**What the task asks:** Locate all lines in the data below that hold "matplotlib" and show them.

**Source data:**
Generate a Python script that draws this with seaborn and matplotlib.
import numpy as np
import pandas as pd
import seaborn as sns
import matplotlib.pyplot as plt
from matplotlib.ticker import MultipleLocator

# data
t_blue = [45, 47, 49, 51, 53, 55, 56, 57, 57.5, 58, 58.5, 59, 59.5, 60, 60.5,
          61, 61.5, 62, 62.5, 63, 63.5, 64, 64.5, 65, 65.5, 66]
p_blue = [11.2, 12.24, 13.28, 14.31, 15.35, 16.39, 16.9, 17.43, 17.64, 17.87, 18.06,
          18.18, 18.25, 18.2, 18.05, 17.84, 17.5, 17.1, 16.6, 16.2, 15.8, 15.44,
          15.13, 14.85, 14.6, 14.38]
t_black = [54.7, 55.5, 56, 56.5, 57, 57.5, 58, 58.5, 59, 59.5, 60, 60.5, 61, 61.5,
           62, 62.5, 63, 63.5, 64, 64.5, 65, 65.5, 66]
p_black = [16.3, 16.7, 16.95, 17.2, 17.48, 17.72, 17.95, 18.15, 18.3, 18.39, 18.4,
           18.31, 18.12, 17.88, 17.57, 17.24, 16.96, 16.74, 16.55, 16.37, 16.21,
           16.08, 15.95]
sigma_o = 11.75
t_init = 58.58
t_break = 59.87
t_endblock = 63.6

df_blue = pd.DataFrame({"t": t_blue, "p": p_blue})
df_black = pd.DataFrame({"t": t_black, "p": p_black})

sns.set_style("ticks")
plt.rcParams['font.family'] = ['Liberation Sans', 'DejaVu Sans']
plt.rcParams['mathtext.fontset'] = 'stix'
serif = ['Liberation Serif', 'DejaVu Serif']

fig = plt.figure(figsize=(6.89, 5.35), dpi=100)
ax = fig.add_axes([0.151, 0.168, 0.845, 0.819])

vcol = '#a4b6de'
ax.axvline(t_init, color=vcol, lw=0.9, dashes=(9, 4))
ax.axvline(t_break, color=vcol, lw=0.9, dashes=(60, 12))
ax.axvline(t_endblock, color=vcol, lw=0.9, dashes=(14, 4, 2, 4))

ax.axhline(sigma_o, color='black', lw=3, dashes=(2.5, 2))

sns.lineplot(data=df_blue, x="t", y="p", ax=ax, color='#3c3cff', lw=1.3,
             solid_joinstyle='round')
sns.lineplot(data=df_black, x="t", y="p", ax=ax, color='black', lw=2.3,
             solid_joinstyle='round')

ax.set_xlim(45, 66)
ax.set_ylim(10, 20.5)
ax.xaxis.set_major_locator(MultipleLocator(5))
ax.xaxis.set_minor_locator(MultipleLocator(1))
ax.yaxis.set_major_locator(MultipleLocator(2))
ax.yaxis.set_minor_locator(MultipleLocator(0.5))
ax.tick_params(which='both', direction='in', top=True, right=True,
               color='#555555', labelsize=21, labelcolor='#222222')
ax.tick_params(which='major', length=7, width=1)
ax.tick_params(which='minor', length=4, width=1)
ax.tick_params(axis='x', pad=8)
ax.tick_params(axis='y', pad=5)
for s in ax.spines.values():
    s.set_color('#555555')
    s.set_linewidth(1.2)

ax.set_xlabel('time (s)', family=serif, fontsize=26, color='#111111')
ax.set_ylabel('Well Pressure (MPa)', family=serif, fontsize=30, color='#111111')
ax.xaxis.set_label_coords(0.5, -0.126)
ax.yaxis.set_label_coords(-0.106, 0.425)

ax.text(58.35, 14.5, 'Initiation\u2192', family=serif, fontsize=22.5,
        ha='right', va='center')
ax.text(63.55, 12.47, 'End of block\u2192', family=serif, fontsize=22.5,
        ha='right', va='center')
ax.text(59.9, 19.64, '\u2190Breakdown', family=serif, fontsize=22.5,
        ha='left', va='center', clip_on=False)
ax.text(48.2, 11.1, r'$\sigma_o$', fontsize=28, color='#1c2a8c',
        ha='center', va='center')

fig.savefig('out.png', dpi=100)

**Task solution:**
Generate a Python script that draws this with seaborn and matplotlib.
import matplotlib.pyplot as plt
from matplotlib.ticker import MultipleLocator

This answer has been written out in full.